The rest of the Lions fans nodded and watched for my answer. I told the couple that, yeah, I could handle it. 
“Then get ready,” they said. But they weren’t snobby about it. They weren’t trying to sway me either way. In truth, they were preparing me for the peaks and valleys of one of the oldest teams in the league. And for heartbreak.
As that season progressed, I looked forward to the their arrival, eager to here more about the Den, about the best stadium in the NFL, and about Detroit itself. In listening, taking mental and sometimes physical notes, I found myself picking up the lingo, and eventually utilizing the terminology (properly) in conversation.
By the end, the Lions finishing with a decent record, I’d developed a new passion, and a somewhat healthy obsession with a sports team. I began doing my own research, checking stats and even watching the moves made in the offseason. I was a officially a Lions fan, and I had a whole new group of friends to watch the games with when the next season started. And I’m not just talking about those whom I’d met at my bar. Everyone wearing that bright Honolulu blue, in every bar and restaurant from Oregon to my new home here in Louisiana, each and everyone one of them is my friend. We’re all in the same pride. 

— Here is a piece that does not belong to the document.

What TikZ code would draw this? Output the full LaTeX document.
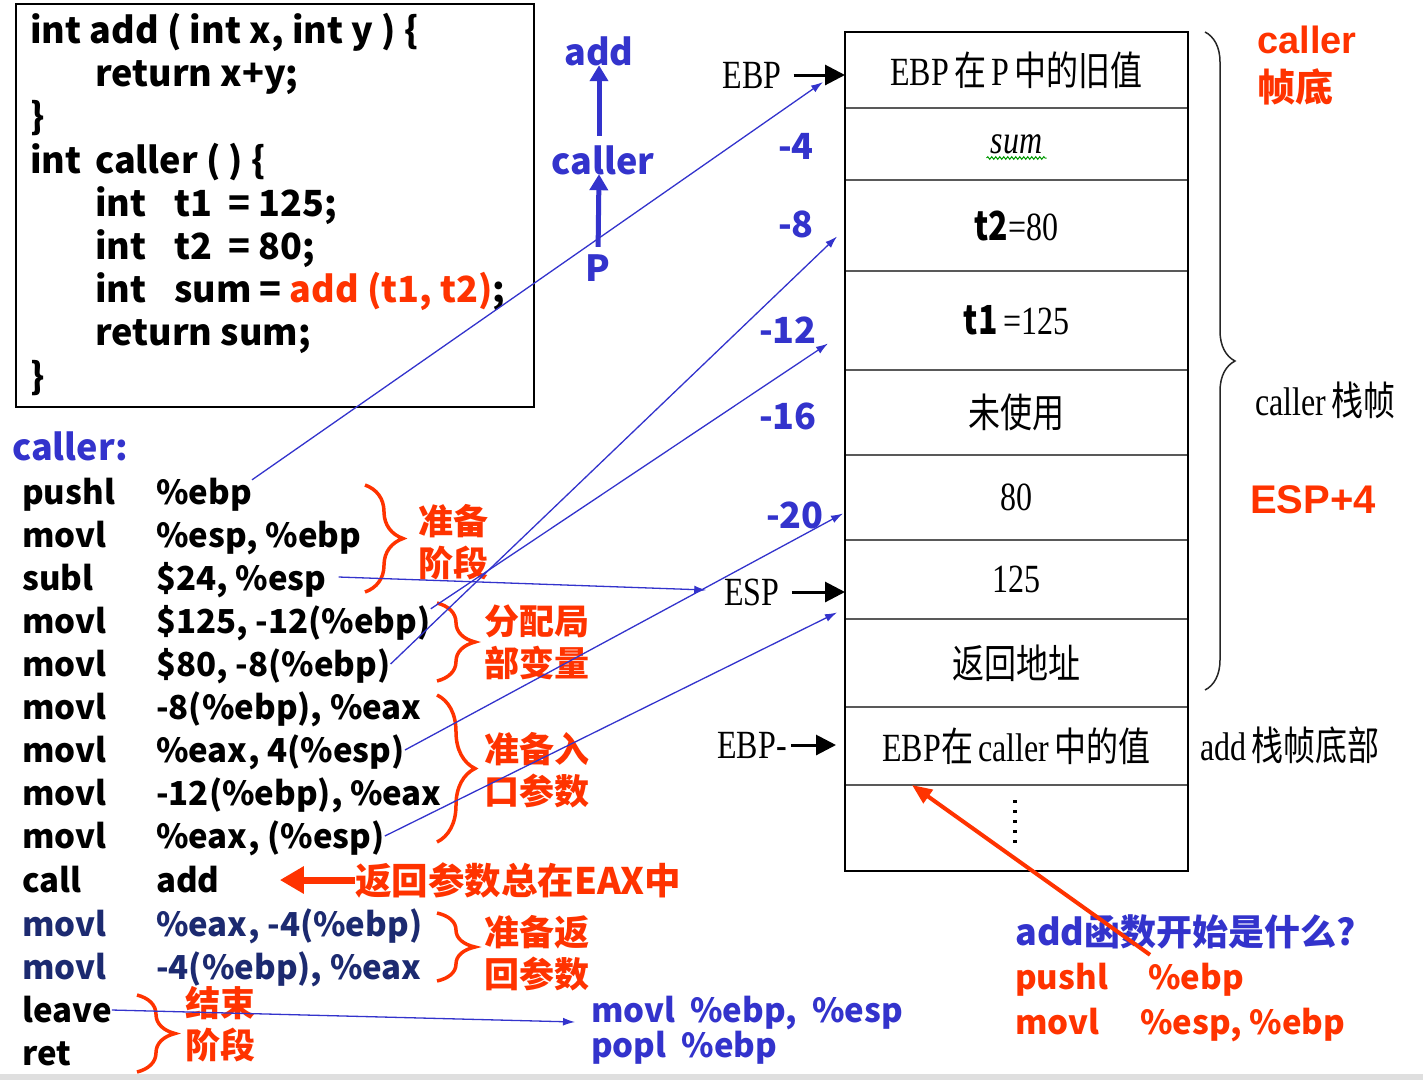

I’m in. I’m hooked on the Lions, their history and their future, but I also love their fans. There’s a familial vibe with those in the pride, and even though I didn’t grow up with them, I feel honored, now, to count myself among their numbers. And what’s more, that camaraderie, that inclusive spirit, gave me more than a love for a team, but for the whole sport of football.

Now, all I have to figure out, is how to continue dating a Packers fan.